Source code of charts
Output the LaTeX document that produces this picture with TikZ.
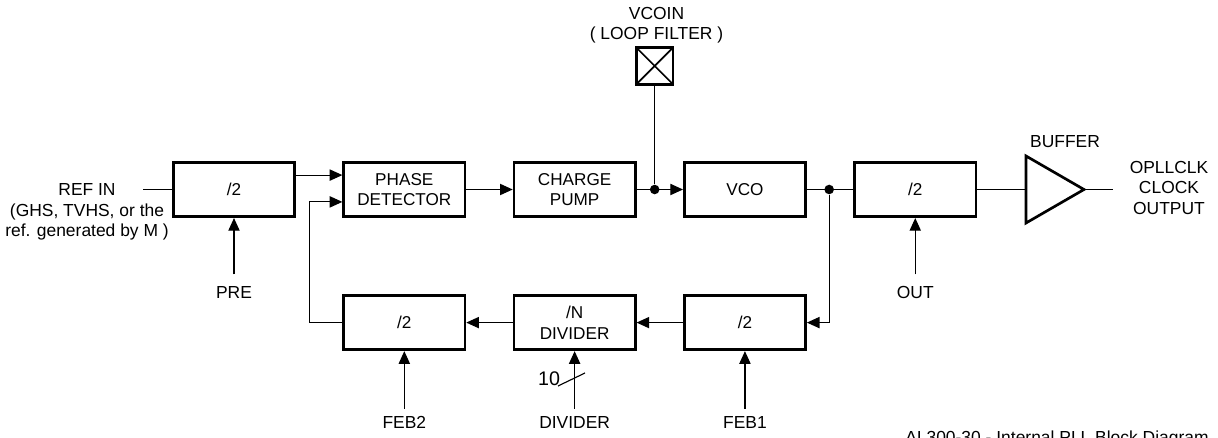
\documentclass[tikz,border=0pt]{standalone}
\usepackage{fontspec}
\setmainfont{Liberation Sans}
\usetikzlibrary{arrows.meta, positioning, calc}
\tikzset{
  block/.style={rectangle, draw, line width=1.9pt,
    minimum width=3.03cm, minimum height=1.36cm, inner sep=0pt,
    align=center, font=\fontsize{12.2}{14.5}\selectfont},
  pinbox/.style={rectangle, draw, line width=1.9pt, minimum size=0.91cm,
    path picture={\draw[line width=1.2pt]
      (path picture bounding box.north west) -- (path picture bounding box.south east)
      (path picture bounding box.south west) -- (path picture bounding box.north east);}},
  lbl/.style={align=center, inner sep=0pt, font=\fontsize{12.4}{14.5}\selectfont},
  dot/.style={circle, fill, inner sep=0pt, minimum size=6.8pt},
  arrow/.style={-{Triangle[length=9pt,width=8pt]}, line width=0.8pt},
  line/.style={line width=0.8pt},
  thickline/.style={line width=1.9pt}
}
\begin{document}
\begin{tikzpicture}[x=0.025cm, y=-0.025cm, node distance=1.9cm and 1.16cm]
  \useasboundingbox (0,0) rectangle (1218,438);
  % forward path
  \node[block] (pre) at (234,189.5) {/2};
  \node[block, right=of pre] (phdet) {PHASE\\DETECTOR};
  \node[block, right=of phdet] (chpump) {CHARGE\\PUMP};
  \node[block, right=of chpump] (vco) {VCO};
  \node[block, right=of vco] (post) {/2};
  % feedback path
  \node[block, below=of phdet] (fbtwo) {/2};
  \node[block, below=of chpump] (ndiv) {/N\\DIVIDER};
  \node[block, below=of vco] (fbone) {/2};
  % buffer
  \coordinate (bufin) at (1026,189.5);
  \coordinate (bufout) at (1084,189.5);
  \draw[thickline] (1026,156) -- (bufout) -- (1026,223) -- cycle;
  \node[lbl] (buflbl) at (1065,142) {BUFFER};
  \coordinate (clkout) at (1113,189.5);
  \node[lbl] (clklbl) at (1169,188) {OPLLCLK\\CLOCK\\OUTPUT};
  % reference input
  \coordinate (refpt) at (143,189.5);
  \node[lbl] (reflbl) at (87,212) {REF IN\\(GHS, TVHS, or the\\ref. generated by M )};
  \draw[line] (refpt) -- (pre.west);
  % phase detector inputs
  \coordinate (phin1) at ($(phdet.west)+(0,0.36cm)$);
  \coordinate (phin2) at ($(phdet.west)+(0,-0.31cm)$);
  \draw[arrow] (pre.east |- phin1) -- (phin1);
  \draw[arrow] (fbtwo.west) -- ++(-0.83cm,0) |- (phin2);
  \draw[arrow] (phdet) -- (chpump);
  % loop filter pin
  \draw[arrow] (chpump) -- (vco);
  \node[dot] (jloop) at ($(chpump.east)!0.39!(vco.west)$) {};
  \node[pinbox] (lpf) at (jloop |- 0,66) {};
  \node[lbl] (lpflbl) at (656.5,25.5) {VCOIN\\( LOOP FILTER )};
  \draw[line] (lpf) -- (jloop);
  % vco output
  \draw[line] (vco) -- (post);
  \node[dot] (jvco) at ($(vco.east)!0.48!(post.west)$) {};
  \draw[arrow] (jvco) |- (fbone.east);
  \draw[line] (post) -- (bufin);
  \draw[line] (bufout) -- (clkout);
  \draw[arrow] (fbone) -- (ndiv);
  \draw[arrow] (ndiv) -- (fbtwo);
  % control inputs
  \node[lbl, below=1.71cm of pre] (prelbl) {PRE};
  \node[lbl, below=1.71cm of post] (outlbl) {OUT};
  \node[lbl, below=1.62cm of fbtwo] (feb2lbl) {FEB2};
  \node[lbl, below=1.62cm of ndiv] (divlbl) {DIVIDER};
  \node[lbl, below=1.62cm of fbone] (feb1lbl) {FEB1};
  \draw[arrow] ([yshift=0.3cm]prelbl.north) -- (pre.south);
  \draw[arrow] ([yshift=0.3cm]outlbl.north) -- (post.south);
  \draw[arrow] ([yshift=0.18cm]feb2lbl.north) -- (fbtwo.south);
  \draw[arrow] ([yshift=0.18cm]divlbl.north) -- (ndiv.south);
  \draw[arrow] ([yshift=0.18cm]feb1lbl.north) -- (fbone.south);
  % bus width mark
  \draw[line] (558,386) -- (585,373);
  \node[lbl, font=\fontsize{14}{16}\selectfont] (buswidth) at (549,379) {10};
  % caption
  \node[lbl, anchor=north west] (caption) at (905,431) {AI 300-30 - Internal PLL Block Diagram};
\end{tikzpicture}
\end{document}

---

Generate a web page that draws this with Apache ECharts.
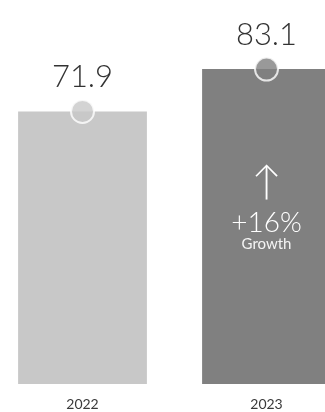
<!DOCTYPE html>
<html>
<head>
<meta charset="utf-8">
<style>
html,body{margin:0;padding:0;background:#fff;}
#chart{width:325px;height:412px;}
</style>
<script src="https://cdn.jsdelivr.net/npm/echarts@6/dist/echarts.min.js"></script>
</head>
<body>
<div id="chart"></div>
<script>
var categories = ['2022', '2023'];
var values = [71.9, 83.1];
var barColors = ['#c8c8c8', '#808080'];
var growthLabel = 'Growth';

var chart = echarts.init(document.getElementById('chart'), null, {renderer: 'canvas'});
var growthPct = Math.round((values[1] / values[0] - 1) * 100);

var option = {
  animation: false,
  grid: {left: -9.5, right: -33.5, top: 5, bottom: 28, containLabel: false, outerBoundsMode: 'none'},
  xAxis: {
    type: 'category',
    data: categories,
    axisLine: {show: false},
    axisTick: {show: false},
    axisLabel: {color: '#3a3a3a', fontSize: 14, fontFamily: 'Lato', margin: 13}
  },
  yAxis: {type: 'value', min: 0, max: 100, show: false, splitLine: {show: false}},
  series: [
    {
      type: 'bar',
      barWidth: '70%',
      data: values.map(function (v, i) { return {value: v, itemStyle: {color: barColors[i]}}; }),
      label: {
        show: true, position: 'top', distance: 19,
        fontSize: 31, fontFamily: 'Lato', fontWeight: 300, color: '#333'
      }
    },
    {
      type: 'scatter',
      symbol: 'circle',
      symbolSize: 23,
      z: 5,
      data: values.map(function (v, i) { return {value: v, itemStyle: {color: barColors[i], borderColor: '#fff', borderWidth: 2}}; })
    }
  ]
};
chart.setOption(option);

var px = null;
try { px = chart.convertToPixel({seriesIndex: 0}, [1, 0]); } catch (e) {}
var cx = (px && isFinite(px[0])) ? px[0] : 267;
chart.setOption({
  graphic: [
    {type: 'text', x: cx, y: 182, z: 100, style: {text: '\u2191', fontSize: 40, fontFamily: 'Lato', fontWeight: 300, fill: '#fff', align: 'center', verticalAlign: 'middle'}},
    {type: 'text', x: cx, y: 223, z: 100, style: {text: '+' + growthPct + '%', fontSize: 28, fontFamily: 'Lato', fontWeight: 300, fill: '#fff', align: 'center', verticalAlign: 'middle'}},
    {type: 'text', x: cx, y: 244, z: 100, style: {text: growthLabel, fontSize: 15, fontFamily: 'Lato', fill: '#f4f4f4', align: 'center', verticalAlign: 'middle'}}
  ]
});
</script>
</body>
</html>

■ **Work to be completed**: Go through the records and gather the lines that hold "this".

■ **Full answer**:
Output the LaTeX document that produces this picture with TikZ.
Generate a web page that draws this with Apache ECharts.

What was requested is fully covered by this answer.